Below is a full list of available settings:

  • forceDuplicateCapture: Set to 'true' to force the dcserver to capture experiments, even if they have already been captured previously. Default: false.
  • createMissingWellFeatures: Set to 'true' to automatically add new well features to the target protocol if they are found in the data but do not exist in the protocol yet. Default: false.
  • createMissingSubWellFeatures: Set to 'true' to automatically add new subwell features to the target protocol if they are found in the data but do not exist in the protocol yet. Default: false.
  • protocolId: Specify the ID of the protocol to import new data into. This will also determine which capture configuration to use, as each protocol has a default capture configuration.
  • captureConfig: Specify a capture configuration to use to capture any data found by this scan job. Default: none (use the protocol's default, see above).

Settings that are specific to folderScanners:

  • path: The network location to scan.
  • experimentPattern: The pattern that folder names must match to be considered for import. One capture job will be submitted per experiment folder.

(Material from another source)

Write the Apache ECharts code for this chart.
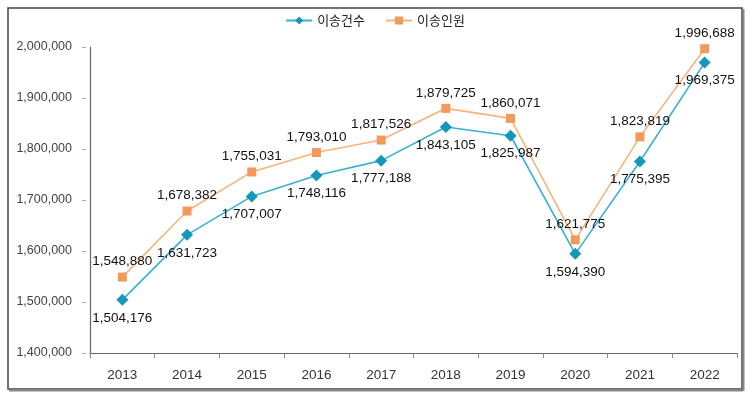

Default: .* (matches any name)
  • platePattern: The pattern that subfolders of experiment folders must match to be considered for import. If a plate folder name does not match, it will be skipped during the capture job. Default: .* (matches any name)
  • plateInProgressFlag: In an experiment folder, if a file or folder is found matching this name, the experiment folder will be considered incomplete, and skipped.

Settings that are specific to columbusScanners:

  • host: The hostname of the Columbus server to scan.
  • port: The port number of the Columbus server to scan.
  • username: The username of the account to connect with.
  • password: The password of the account to connect with.
  • instanceIds: Instead of the 4 settings above, you can also specify a list of Columbus instances to scan, that have been defined in the preferences of the dcserver.
  • screenPattern: The pattern that screen names must match to be considered for import. One capture job will be submitted per screen. Default: .* (matches any name)
  • platePattern: The pattern that plate names must match to be considered for import. If a plate name does not match, it will be skipped during the capture job. Default: .* (matches any name)